Eliminate methylxanthines Substances found in coffee, tea, cola, chocolate, decaffeinated coffee, and certain medications, methylxanthines have been shown to cause breast discomfort. For this reason, it’s important to eliminate them completely from your diet. Check labels when you buy.
Reduce saturated fat Eat a low-saturated-fat diet because a high intake of saturated fat (found in red meat, cakes, pastries and so on) can increase estrogen levels in your body.
Eat phytoestrogens A good intake of phytoestrogens in your diet, especially from legumes such as chickpeas, lentils, soy, and so on, can have a balancing effect on your hormones. Breast problems tend to occur less frequently in cultures around the world where these foods are consumed on a regular basis.

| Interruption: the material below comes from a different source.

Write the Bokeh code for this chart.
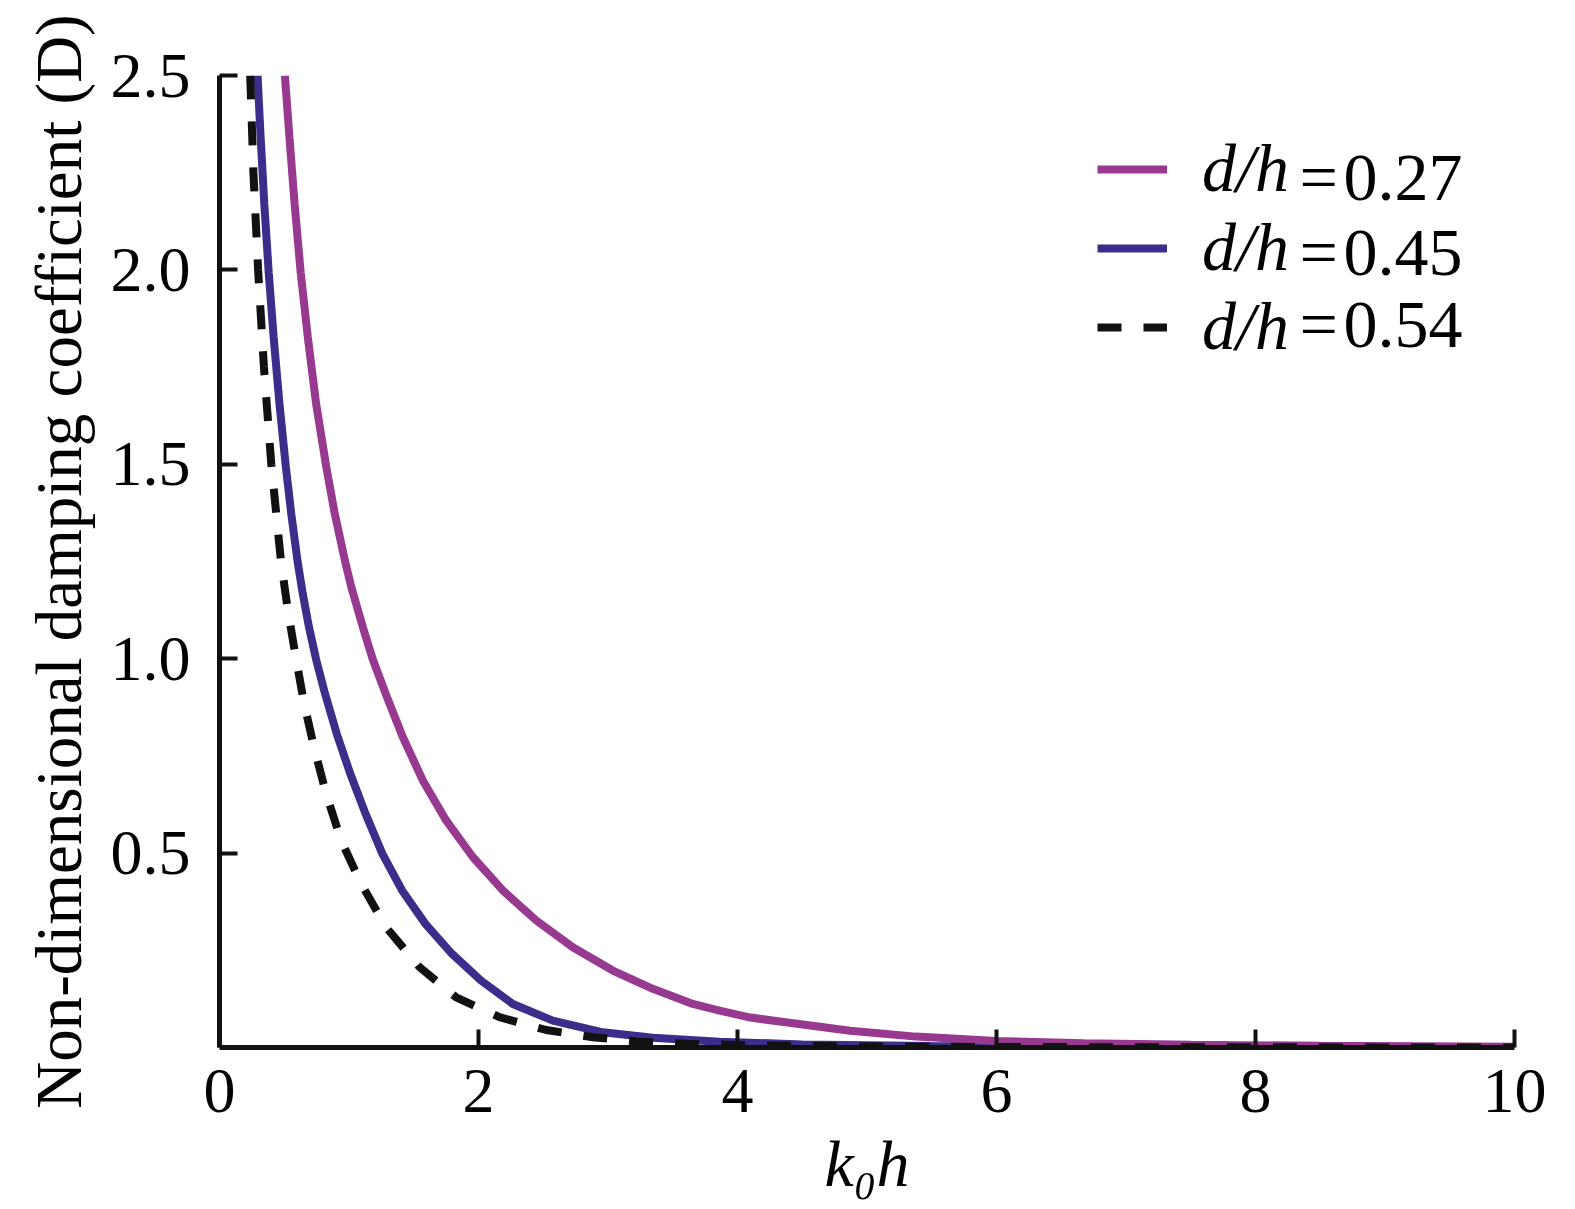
from bokeh.plotting import figure
from bokeh.models import Range1d, FixedTicker, Legend, LegendItem, Label, NumeralTickFormatter
from bokeh.embed import file_html
from bokeh.resources import INLINE

# ---- data ----
x_027 = [0.505, 0.54, 0.58, 0.627, 0.682, 0.746, 0.824, 0.89, 0.97, 1.018, 1.107, 1.184, 1.283,
         1.416, 1.570, 1.750, 1.956, 2.188, 2.445, 2.728, 3.037, 3.346, 3.655, 3.861, 4.1, 4.87,
         5.38, 6.0, 6.67, 7.5, 8.5, 10.0]
y_027 = [2.5, 2.341, 2.170, 1.993, 1.827, 1.656, 1.494, 1.373, 1.25, 1.184, 1.081, 0.998, 0.910,
         0.798, 0.687, 0.584, 0.490, 0.404, 0.327, 0.258, 0.198, 0.151, 0.112, 0.095, 0.077, 0.043,
         0.028, 0.017, 0.011, 0.007, 0.0045, 0.002]

x_045 = [0.294, 0.3175, 0.346, 0.380, 0.418, 0.463, 0.512, 0.554, 0.603, 0.643, 0.691, 0.746,
         0.815, 0.905, 1.010, 1.128, 1.258, 1.410, 1.590, 1.795, 2.02, 2.265, 2.574, 2.960, 3.346,
         3.861, 4.5, 5.5, 6.5, 8.0, 10.0]
y_045 = [2.5, 2.341, 2.170, 1.993, 1.827, 1.656, 1.494, 1.373, 1.25, 1.167, 1.081, 0.998,
         0.910, 0.807, 0.704, 0.601, 0.498, 0.404, 0.318, 0.241, 0.172, 0.112, 0.069, 0.039, 0.025,
         0.015, 0.008, 0.004, 0.002, 0.001, 0.0004]

x_054 = [0.237, 0.262, 0.298, 0.343, 0.40, 0.475, 0.528, 0.592, 0.654, 0.73, 0.824, 0.940, 1.094,
         1.287, 1.544, 1.828, 2.162, 2.523, 2.883, 3.243, 3.604, 4.2, 5.0, 6.0, 8.0, 10.0]
y_054 = [2.5, 2.25, 2.0, 1.75, 1.5, 1.25, 1.124, 0.998, 0.884, 0.772, 0.652, 0.532, 0.421,
         0.309, 0.207, 0.129, 0.078, 0.045, 0.0265, 0.015, 0.0094, 0.005, 0.0025, 0.0012, 0.0004, 0.0001]

series_labels = ["d/h", "d/h", "d/h"]
series_values = ["=\u200a0.27", "=\u200a0.45", "=\u200a0.54"]
x_ticks = [0, 2, 4, 6, 8, 10]
y_ticks = [0.5, 1.0, 1.5, 2.0, 2.5]
x_title = "k\u2080h"
y_title = "Non-dimensional damping coefficient (D)"

FONT = "Liberation Serif"
MAGENTA = "#97398F"
BLUE = "#3B2D8A"
BLACK = "#111111"

p = figure(width=1559, height=1207, output_backend="svg", toolbar_location=None,
           x_range=Range1d(0, 10), y_range=Range1d(0, 2.5),
           min_border_left=219, min_border_right=45, min_border_top=75, min_border_bottom=160)
p.outline_line_color = None
p.xgrid.grid_line_color = None
p.ygrid.grid_line_color = None
p.background_fill_color = "white"
p.border_fill_color = "white"

r1 = p.line(x_045, y_045, line_color=BLUE, line_width=8)
r0 = p.line(x_027, y_027, line_color=MAGENTA, line_width=8)
r2 = p.line(x_054, y_054, line_color=BLACK, line_width=8, line_dash="24 22")

for ax in (p.xaxis, p.yaxis):
    ax.axis_line_width = 5
    ax.axis_line_color = BLACK
    ax.major_tick_line_width = 4
    ax.major_tick_line_color = BLACK
    ax.major_tick_in = 18
    ax.major_tick_out = 0
    ax.minor_tick_line_color = None
    ax.major_label_text_font = FONT
    ax.major_label_text_font_size = "64px"
    ax.major_label_text_color = "black"
    ax.axis_label_text_font = FONT
    ax.axis_label_text_color = "black"

p.xaxis.ticker = FixedTicker(ticks=x_ticks)
p.yaxis.ticker = FixedTicker(ticks=y_ticks)
p.yaxis.formatter = NumeralTickFormatter(format="0.0")
p.xaxis.major_label_standoff = 22
p.yaxis.major_label_standoff = 29

p.yaxis.axis_label = y_title
p.yaxis.axis_label_text_font_style = "normal"
p.yaxis.axis_label_text_font_size = "65px"
p.yaxis.axis_label_standoff = 13

p.xaxis.axis_label = x_title
p.xaxis.axis_label_text_font_style = "italic"
p.xaxis.axis_label_text_font_size = "66px"
p.xaxis.axis_label_standoff = 12

legend = Legend(items=[LegendItem(label=series_labels[0], renderers=[r0]),
                       LegendItem(label=series_labels[1], renderers=[r1]),
                       LegendItem(label=series_labels[2], renderers=[r2])],
                location=(878, 681), orientation="vertical",
                glyph_width=70, glyph_height=20, label_standoff=35, spacing=-6,
                padding=0, margin=0, border_line_color=None, background_fill_alpha=0,
                label_text_font=FONT, label_text_font_style="italic",
                label_text_font_size="68px", label_text_color="black")
p.add_layout(legend)

for yv, txt in zip([2.24, 2.047, 1.862], series_values):
    p.add_layout(Label(x=8.34, y=yv, text=txt, text_font=FONT, text_font_size="68px",
                       text_baseline="middle", text_align="left", text_color="black"))

open("out.html", "w").write(file_html(p, INLINE))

Increase fiber Having a good intake of fiber can help with breast pain because it helps remove excess hormones from your body. If you’re constipated or not passing a bowel movement regularly, then your body isn’t eliminating waste products, toxins, and hormones efficiently. Soluble fiber, which is found in vegetables and whole grains such as oats and brown rice, has the most benefit in terms of breast pain because it contains the kind of fiber that bonds to hormones. Make sure you’re having at least one helping of whole grains and two servings of vegetables a day.
• B-Complex The B-vitamins in general are important for treating breast pain because they help your body to excrete excess hormones.

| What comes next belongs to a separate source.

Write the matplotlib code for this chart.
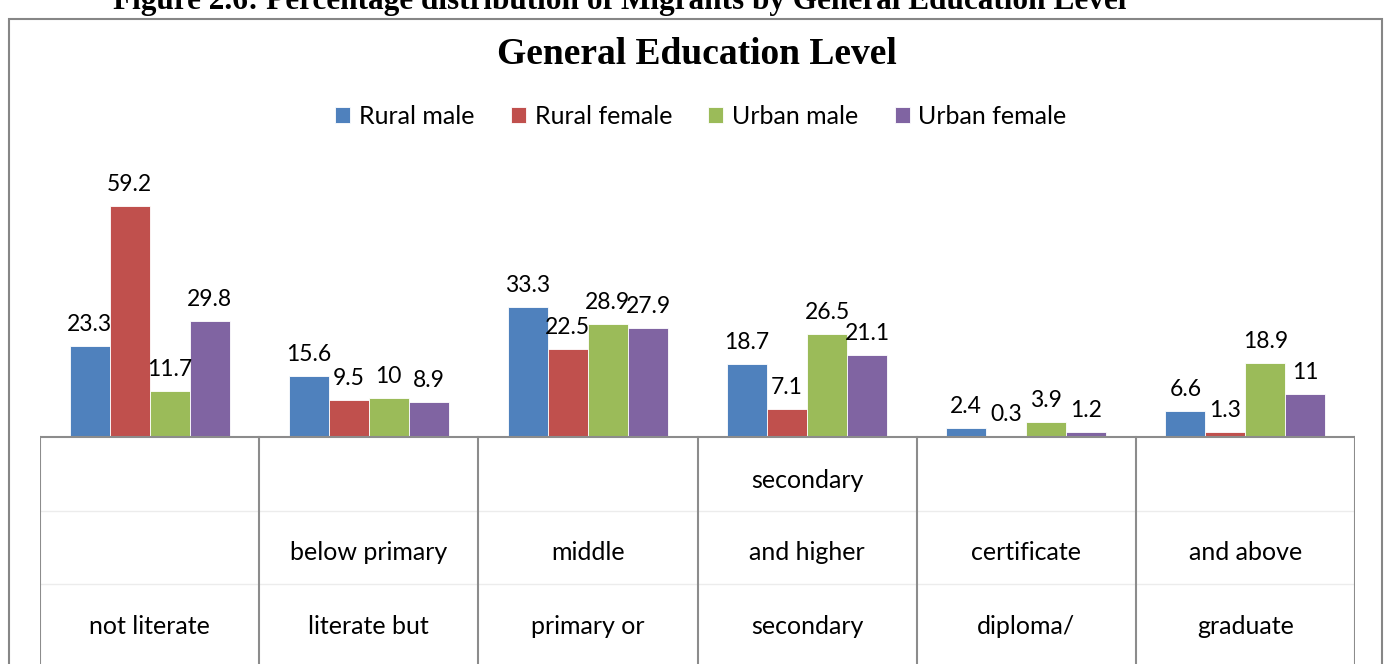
import matplotlib
matplotlib.use("Agg")
import matplotlib.pyplot as plt
from matplotlib.patches import Rectangle

# ---- data ----
series_names = ["Rural male", "Rural female", "Urban male", "Urban female"]
rural_male = [23.3, 15.6, 33.3, 18.7, 2.4, 6.6]
rural_female = [59.2, 9.5, 22.5, 7.1, 0.3, 1.3]
urban_male = [11.7, 10, 28.9, 26.5, 3.9, 18.9]
urban_female = [29.8, 8.9, 27.9, 21.1, 1.2, 11]
# category label lines as they appear, top row to bottom row ('' = empty row)
category_rows = [
    ["", "", "not literate"],
    ["", "below primary", "literate but"],
    ["", "middle", "primary or"],
    ["secondary", "and higher", "secondary"],
    ["", "certificate", "diploma/"],
    ["", "and above", "graduate"],
]
colors = ["#4F81BD", "#C0504D", "#9BBB59", "#8064A2"]
title = "General Education Level"
fig_caption = "Figure 2.6: Percentage distribution of Migrants by General Education Level"

W, H = 1387, 664
fig = plt.figure(figsize=(W / 100, H / 100), dpi=100)
FONT = "Lato"

# axes geometry in pixels
x_left, x_right = 40, 1355
y_base, y_top, y_bot = 437, 150, 664
ppu = 3.9  # pixels per unit
ax = fig.add_axes([x_left / W, 1 - y_bot / H, (x_right - x_left) / W, (y_bot - y_top) / H])
ax.set_xlim(-0.5, len(rural_male) - 0.5)
ax.set_ylim(-(y_bot - y_base) / ppu, (y_base - y_top) / ppu)
ax.axis("off")

bw = 40 / 219
series = [rural_male, rural_female, urban_male, urban_female]
for i, (vals, c, name) in enumerate(zip(series, colors, series_names)):
    xs = [k + (i - 1.5) * bw for k in range(len(vals))]
    ax.bar(xs, vals, width=bw, color=c, label=name, edgecolor="white", linewidth=0.6, zorder=2)
    for x, v in zip(xs, vals):
        ax.annotate(f"{v:g}", (x, v), xytext=(0, 8), textcoords="offset points",
                    ha="center", va="bottom", fontsize=16.5, family=FONT, zorder=3)

grid_c = "#8c8c8c"
ymin = ax.get_ylim()[0]
n = len(rural_male)
ax.plot([-0.5, n - 0.5], [0, 0], color=grid_c, lw=1.5, zorder=4)
for b in range(n + 1):
    ax.plot([b - 0.5, b - 0.5], [ymin, 0], color=grid_c, lw=1.5, zorder=4)
for yp in (511, 584):
    yv = -(yp - y_base) / ppu
    ax.plot([-0.5, n - 0.5], [yv, yv], color="#ececec", lw=1, zorder=1)

row_y = [481, 553, 627]
for k, rows in enumerate(category_rows):
    for r, txt in enumerate(rows):
        if txt:
            ax.text(k, -(row_y[r] - y_base) / ppu, txt, ha="center", va="center",
                    fontsize=18, family=FONT)

# outer frame
fig.add_artist(Rectangle((9 / W, -0.05), (1382 - 9) / W, 1.05 - 19 / H,
                         transform=fig.transFigure, fill=False, edgecolor="#868686", lw=1.5))

fig.text(697 / W, 1 - 54 / H, title, ha="center", va="center", fontsize=27,
         fontweight="bold", family="Liberation Serif")
fig.text(620 / W, 1 - 1 / H, fig_caption, ha="center", va="center", fontsize=22.5,
         fontweight="bold", family="Liberation Serif")

fig.legend(loc="center", bbox_to_anchor=(701 / W, 1 - 116 / H), ncol=4, frameon=False,
           prop={"family": FONT, "size": 18}, handlelength=0.6, handleheight=0.6,
           handletextpad=0.35, columnspacing=1.45)

fig.savefig("out.png", dpi=100)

• Vitamin E Research shows that vitamin E can help ease breast pain. You can increase your intake of vitamin E from your food by including almonds, leafy green vegetables, oats, soy, and whole grains. Also add vitamin E in supplement form for three months while you’re trying to increase your intake with your food. It’s best to take it as d-alpha tocopherol, not dl-alpha tocopherol, which is a synthetic version.
• Evening primrose oil The gamma linolenic acid (GLA) in evening primrose oil ahs a balancing effect on the good and bad prostaglandins in your body, reducing breast pain. If you have epilepsy check with your doctor before taking any capsules containing GLA.
• Probiotics (containing at least ten billion organisms per capsule; one capsule daily) Probiotics can help lower levels of the enzymes in your body that reabsorb old hormones. They also encourage regular bowel movements, which further reduce the chances of toxins being reabsorbed into your system.
Other Natural Treatments
• Aromatherapy To ease discomfort, try a breast compress laced with essential oils. Add 3 drops each of ginger, German chamomile, and lavender oils to a bowl containing 1 cup warm water. Lay a folded gauze over the surface of the water for ten seconds, so that it soaks up the floating oil particles. Remove it and wring it out. Place the cloth over one bare breast for five to ten minutes. Repeat on the other breast, if necessary.
• Exercise Regular exercise helps balance hormones. Aim for at least 30 minutes a day of any exercise that leaves you slightly breathless.
• Check your breasts It’s worth reiterating here how crucial it is that you check your breasts regularly (daily if you’re concerned, otherwise once a month).
Some research has suggested that simply ditching the habit of wearing a bra can ease the discomfort of cyclical breast pain and even reduce fibrocysts, if you suffer from them. Some doctors believe that a bra can restrict the flow of lymph through your breast tissue (there are lymph glands just underneath each breast), allowing toxins to accumulate and cause pain. Although we’ve yet to discover a firm connection between breast problems and bra-wearing, try to avoid wearing underwire or tight-fitting bras. Opt instead for camisoles or tank-tops with built-in support, or at the very least use a wireless bra. Whenever you can (especially at nighttime), go braless altogether.